AIM | Leave out the pictures and restate the rest of the data exactly.

= = = = =

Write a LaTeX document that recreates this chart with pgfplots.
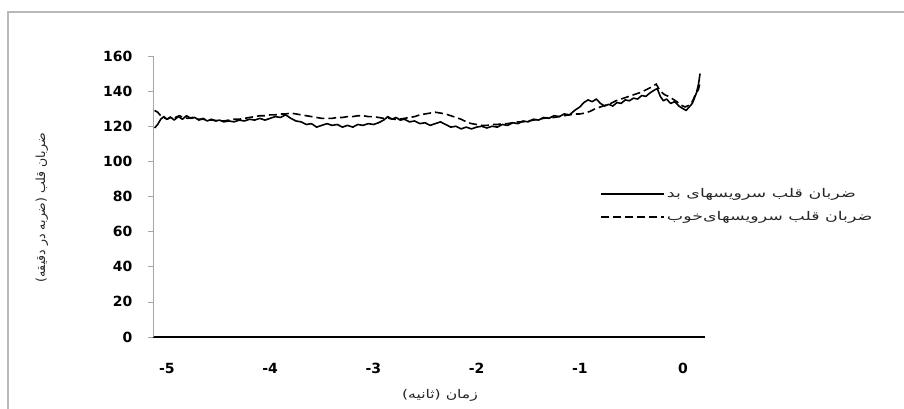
\documentclass[border=0pt]{standalone}
\usepackage{fontspec}
\usepackage{pgfplots}
\pgfplotsset{compat=1.18}
\setmainfont{DejaVu Sans}
\newfontfamily\fa[Script=Arabic,FakeStretch=1.3]{DejaVu Sans}
\newfontfamily\falg[Script=Arabic,FakeStretch=1.45]{DejaVu Sans}
\newfontfamily\fay[Script=Arabic]{DejaVu Sans}
\TeXXeTstate=1

\begin{document}
\begin{tikzpicture}[x=1pt,y=1pt]
\useasboundingbox (0,0) rectangle (904,408);
\fill[white] (0,0) rectangle (904,408);
\draw[gray!55, line width=2.5pt] (8,-5) -- (8,396) -- (910,396);
\begin{axis}[
  at={(153pt,71pt)}, anchor=south west,
  scale only axis, width=552pt, height=281pt,
  xmin=-5.135, xmax=0.213, ymin=0, ymax=160,
  axis x line*=bottom, axis y line*=left,
  x axis line style={black, line width=1.4pt, -},
  y axis line style={gray!70, line width=0.6pt, -},
  xtick={-5,-4,-3,-2,-1,0},
  xticklabels={-5,-4,-3,-2,-1,0},
  ytick={0,20,40,60,80,100,120,140,160},
  yticklabels={0,20,40,60,80,100,120,140,160},
  xtick style={draw=none},
  ytick style={gray!70, line width=0.6pt},
  ytick align=outside, major tick length=5pt,
  ticklabel style={font=\fontsize{14}{16}\selectfont\bfseries},
  xticklabel style={yshift=-23pt},
  yticklabel style={xshift=-12pt},
  legend style={at={(rel axis cs:0.81,0.535)}, anchor=north west, draw=none, fill=none,
    font=\falg\fontsize{12}{14}\selectfont, text=black!85, row sep=8pt, inner sep=0pt,
    cells={anchor=west}},
  legend image code/.code={\draw[#1] (0pt,0pt) -- (63pt,0pt);},
  clip=false,
]
\addplot[black, line width=1.6pt, line join=round] coordinates {
(-5.12,119) (-5.09,121) (-5.06,124) (-5.03,125.5) (-5.00,124) (-4.96,125) (-4.93,123.5)
(-4.89,125.5) (-4.85,124) (-4.81,126) (-4.77,124.5) (-4.73,125) (-4.69,123.5) (-4.65,124.5)
(-4.61,123) (-4.57,124) (-4.53,123) (-4.49,123.5) (-4.45,122.5) (-4.40,123) (-4.35,122.5)
(-4.30,123.5) (-4.25,123) (-4.20,124) (-4.15,123.5) (-4.10,124.5) (-4.05,123.5) (-4.00,124.5)
(-3.95,125.5) (-3.90,125) (-3.85,126.5) (-3.80,124.5) (-3.75,123) (-3.70,122.5) (-3.65,121)
(-3.60,121.5) (-3.55,119.5) (-3.50,120.5) (-3.45,121.5) (-3.40,120.5) (-3.35,121) (-3.30,119.5)
(-3.25,120.5) (-3.20,119.5) (-3.15,121) (-3.10,120.5) (-3.05,121.5) (-3.00,121) (-2.95,122)
(-2.90,123.5) (-2.86,125.5) (-2.82,124) (-2.78,125) (-2.74,123.5) (-2.70,124) (-2.65,122.5)
(-2.60,123) (-2.55,121.5) (-2.50,122) (-2.45,120.5) (-2.40,121.5) (-2.35,122.5) (-2.30,121)
(-2.25,119.5) (-2.20,120) (-2.15,118.5) (-2.10,119.5) (-2.05,118.5) (-2.00,119.5) (-1.95,120)
(-1.90,119) (-1.85,120) (-1.80,119.5) (-1.75,121) (-1.70,120.5) (-1.65,122) (-1.60,121.5)
(-1.55,123) (-1.50,122.5) (-1.45,124) (-1.40,123.5) (-1.35,125) (-1.30,124.5) (-1.25,126)
(-1.20,125.5) (-1.15,127) (-1.10,126.5) (-1.05,129) (-1.00,131) (-0.96,133.5) (-0.92,135)
(-0.88,134) (-0.84,135.5) (-0.80,133) (-0.76,131.5) (-0.72,132.5) (-0.68,131.5) (-0.64,133.5)
(-0.60,133) (-0.56,135) (-0.52,134.5) (-0.48,136) (-0.44,135.5) (-0.40,137.5) (-0.36,137)
(-0.32,139) (-0.28,140.5) (-0.25,141.5) (-0.22,137) (-0.19,134.5) (-0.16,135.5) (-0.12,133)
(-0.08,134) (-0.04,131.5) (0.00,130) (0.03,129) (0.06,131) (0.09,133) (0.11,136)
(0.13,139) (0.15,144) (0.165,150)
};
\addlegendentry{\beginR ضربان قلب سرویسهای بد\endR}
\addplot[black, line width=1.6pt, dash pattern=on 8pt off 4pt] coordinates {
(-5.12,129) (-5.09,128) (-5.06,126) (-5.03,125) (-5.00,124) (-4.96,125.5) (-4.92,125)
(-4.88,126) (-4.84,125) (-4.80,124.5) (-4.75,125) (-4.70,124) (-4.65,124) (-4.60,123.5)
(-4.55,123.5) (-4.50,123) (-4.45,123) (-4.40,123.5) (-4.35,124) (-4.30,124) (-4.25,124.5)
(-4.20,125) (-4.15,125.5) (-4.10,126) (-4.05,126) (-4.00,126.5) (-3.95,126.5) (-3.90,127)
(-3.85,127) (-3.80,127.5) (-3.75,127) (-3.70,126.5) (-3.65,126) (-3.60,125.5) (-3.55,125)
(-3.50,124.5) (-3.45,124.5) (-3.40,124.5) (-3.35,125) (-3.30,125) (-3.25,125.5) (-3.20,125.5)
(-3.15,126) (-3.10,126) (-3.05,125.5) (-3.00,125.5) (-2.95,125) (-2.90,124.5) (-2.85,124.5)
(-2.80,124) (-2.75,124) (-2.70,124.5) (-2.65,125) (-2.60,125.5) (-2.55,126.5) (-2.50,127)
(-2.45,127.5) (-2.40,128) (-2.35,127.5) (-2.30,127) (-2.25,126) (-2.20,125) (-2.15,124)
(-2.10,122.5) (-2.05,121.5) (-2.00,121) (-1.95,120.5) (-1.90,120.5) (-1.85,121) (-1.80,121)
(-1.75,121.5) (-1.70,121.5) (-1.65,122) (-1.60,122.5) (-1.55,122.5) (-1.50,123) (-1.45,123.5)
(-1.40,124) (-1.35,124.5) (-1.30,125) (-1.25,125) (-1.20,125.5) (-1.15,126) (-1.10,126.5)
(-1.05,127) (-1.00,127) (-0.95,127.5) (-0.90,128.5) (-0.85,130) (-0.80,131) (-0.75,132)
(-0.70,133) (-0.65,134.5) (-0.60,135.5) (-0.55,136.5) (-0.50,137.5) (-0.45,138.5) (-0.40,139.5)
(-0.35,141) (-0.30,142.5) (-0.26,144) (-0.22,140) (-0.18,138) (-0.14,137) (-0.10,135.5)
(-0.06,134) (-0.02,132) (0.02,131) (0.06,132) (0.09,134) (0.12,138) (0.15,141) (0.165,145)
};
\addlegendentry{\beginR ضربان قلب سرویسهای‌خوب\endR}
\end{axis}
\node[rotate=90, font=\fay\fontsize{12.5}{14}\selectfont, text=black!85] at (42,200) {\beginR ضربان قلب (ضربه در دقیقه)\endR};
\node[font=\fa\fontsize{12}{14}\selectfont, text=black!85] at (440,13) {\beginR زمان (ثانیه)\endR};
\end{tikzpicture}
\end{document}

= = = = =

EXERCISE ANSWER |
Write a LaTeX document that recreates this chart with pgfplots.
\documentclass[border=0pt]{standalone}
\usepackage{fontspec}
\usepackage{pgfplots}
\pgfplotsset{compat=1.18}
\setmainfont{DejaVu Sans}
\newfontfamily\fa[Script=Arabic,FakeStretch=1.3]{DejaVu Sans}
\newfontfamily\falg[Script=Arabic,FakeStretch=1.45]{DejaVu Sans}
\newfontfamily\fay[Script=Arabic]{DejaVu Sans}
\TeXXeTstate=1

\begin{document}
\begin{tikzpicture}[x=1pt,y=1pt]
\useasboundingbox (0,0) rectangle (904,408);
\fill[white] (0,0) rectangle (904,408);
\draw[gray!55, line width=2.5pt] (8,-5) -- (8,396) -- (910,396);
\begin{axis}[
  at={(153pt,71pt)}, anchor=south west,
  scale only axis, width=552pt, height=281pt,
  xmin=-5.135, xmax=0.213, ymin=0, ymax=160,
  axis x line*=bottom, axis y line*=left,
  x axis line style={black, line width=1.4pt, -},
  y axis line style={gray!70, line width=0.6pt, -},
  xtick={-5,-4,-3,-2,-1,0},
  xticklabels={-5,-4,-3,-2,-1,0},
  ytick={0,20,40,60,80,100,120,140,160},
  yticklabels={0,20,40,60,80,100,120,140,160},
  xtick style={draw=none},
  ytick style={gray!70, line width=0.6pt},
  ytick align=outside, major tick length=5pt,
  ticklabel style={font=\fontsize{14}{16}\selectfont\bfseries},
  xticklabel style={yshift=-23pt},
  yticklabel style={xshift=-12pt},
  legend style={at={(rel axis cs:0.81,0.535)}, anchor=north west, draw=none, fill=none,
    font=\falg\fontsize{12}{14}\selectfont, text=black!85, row sep=8pt, inner sep=0pt,
    cells={anchor=west}},
  legend image code/.code={\draw[#1] (0pt,0pt) -- (63pt,0pt);},
  clip=false,
]
\addplot[black, line width=1.6pt, line join=round] coordinates {
(-5.12,119) (-5.09,121) (-5.06,124) (-5.03,125.5) (-5.00,124) (-4.96,125) (-4.93,123.5)
(-4.89,125.5) (-4.85,124) (-4.81,126) (-4.77,124.5) (-4.73,125) (-4.69,123.5) (-4.65,124.5)
(-4.61,123) (-4.57,124) (-4.53,123) (-4.49,123.5) (-4.45,122.5) (-4.40,123) (-4.35,122.5)
(-4.30,123.5) (-4.25,123) (-4.20,124) (-4.15,123.5) (-4.10,124.5) (-4.05,123.5) (-4.00,124.5)
(-3.95,125.5) (-3.90,125) (-3.85,126.5) (-3.80,124.5) (-3.75,123) (-3.70,122.5) (-3.65,121)
(-3.60,121.5) (-3.55,119.5) (-3.50,120.5) (-3.45,121.5) (-3.40,120.5) (-3.35,121) (-3.30,119.5)
(-3.25,120.5) (-3.20,119.5) (-3.15,121) (-3.10,120.5) (-3.05,121.5) (-3.00,121) (-2.95,122)
(-2.90,123.5) (-2.86,125.5) (-2.82,124) (-2.78,125) (-2.74,123.5) (-2.70,124) (-2.65,122.5)
(-2.60,123) (-2.55,121.5) (-2.50,122) (-2.45,120.5) (-2.40,121.5) (-2.35,122.5) (-2.30,121)
(-2.25,119.5) (-2.20,120) (-2.15,118.5) (-2.10,119.5) (-2.05,118.5) (-2.00,119.5) (-1.95,120)
(-1.90,119) (-1.85,120) (-1.80,119.5) (-1.75,121) (-1.70,120.5) (-1.65,122) (-1.60,121.5)
(-1.55,123) (-1.50,122.5) (-1.45,124) (-1.40,123.5) (-1.35,125) (-1.30,124.5) (-1.25,126)
(-1.20,125.5) (-1.15,127) (-1.10,126.5) (-1.05,129) (-1.00,131) (-0.96,133.5) (-0.92,135)
(-0.88,134) (-0.84,135.5) (-0.80,133) (-0.76,131.5) (-0.72,132.5) (-0.68,131.5) (-0.64,133.5)
(-0.60,133) (-0.56,135) (-0.52,134.5) (-0.48,136) (-0.44,135.5) (-0.40,137.5) (-0.36,137)
(-0.32,139) (-0.28,140.5) (-0.25,141.5) (-0.22,137) (-0.19,134.5) (-0.16,135.5) (-0.12,133)
(-0.08,134) (-0.04,131.5) (0.00,130) (0.03,129) (0.06,131) (0.09,133) (0.11,136)
(0.13,139) (0.15,144) (0.165,150)
};
\addlegendentry{\beginR ضربان قلب سرویسهای بد\endR}
\addplot[black, line width=1.6pt, dash pattern=on 8pt off 4pt] coordinates {
(-5.12,129) (-5.09,128) (-5.06,126) (-5.03,125) (-5.00,124) (-4.96,125.5) (-4.92,125)
(-4.88,126) (-4.84,125) (-4.80,124.5) (-4.75,125) (-4.70,124) (-4.65,124) (-4.60,123.5)
(-4.55,123.5) (-4.50,123) (-4.45,123) (-4.40,123.5) (-4.35,124) (-4.30,124) (-4.25,124.5)
(-4.20,125) (-4.15,125.5) (-4.10,126) (-4.05,126) (-4.00,126.5) (-3.95,126.5) (-3.90,127)
(-3.85,127) (-3.80,127.5) (-3.75,127) (-3.70,126.5) (-3.65,126) (-3.60,125.5) (-3.55,125)
(-3.50,124.5) (-3.45,124.5) (-3.40,124.5) (-3.35,125) (-3.30,125) (-3.25,125.5) (-3.20,125.5)
(-3.15,126) (-3.10,126) (-3.05,125.5) (-3.00,125.5) (-2.95,125) (-2.90,124.5) (-2.85,124.5)
(-2.80,124) (-2.75,124) (-2.70,124.5) (-2.65,125) (-2.60,125.5) (-2.55,126.5) (-2.50,127)
(-2.45,127.5) (-2.40,128) (-2.35,127.5) (-2.30,127) (-2.25,126) (-2.20,125) (-2.15,124)
(-2.10,122.5) (-2.05,121.5) (-2.00,121) (-1.95,120.5) (-1.90,120.5) (-1.85,121) (-1.80,121)
(-1.75,121.5) (-1.70,121.5) (-1.65,122) (-1.60,122.5) (-1.55,122.5) (-1.50,123) (-1.45,123.5)
(-1.40,124) (-1.35,124.5) (-1.30,125) (-1.25,125) (-1.20,125.5) (-1.15,126) (-1.10,126.5)
(-1.05,127) (-1.00,127) (-0.95,127.5) (-0.90,128.5) (-0.85,130) (-0.80,131) (-0.75,132)
(-0.70,133) (-0.65,134.5) (-0.60,135.5) (-0.55,136.5) (-0.50,137.5) (-0.45,138.5) (-0.40,139.5)
(-0.35,141) (-0.30,142.5) (-0.26,144) (-0.22,140) (-0.18,138) (-0.14,137) (-0.10,135.5)
(-0.06,134) (-0.02,132) (0.02,131) (0.06,132) (0.09,134) (0.12,138) (0.15,141) (0.165,145)
};
\addlegendentry{\beginR ضربان قلب سرویسهای‌خوب\endR}
\end{axis}
\node[rotate=90, font=\fay\fontsize{12.5}{14}\selectfont, text=black!85] at (42,200) {\beginR ضربان قلب (ضربه در دقیقه)\endR};
\node[font=\fa\fontsize{12}{14}\selectfont, text=black!85] at (440,13) {\beginR زمان (ثانیه)\endR};
\end{tikzpicture}
\end{document}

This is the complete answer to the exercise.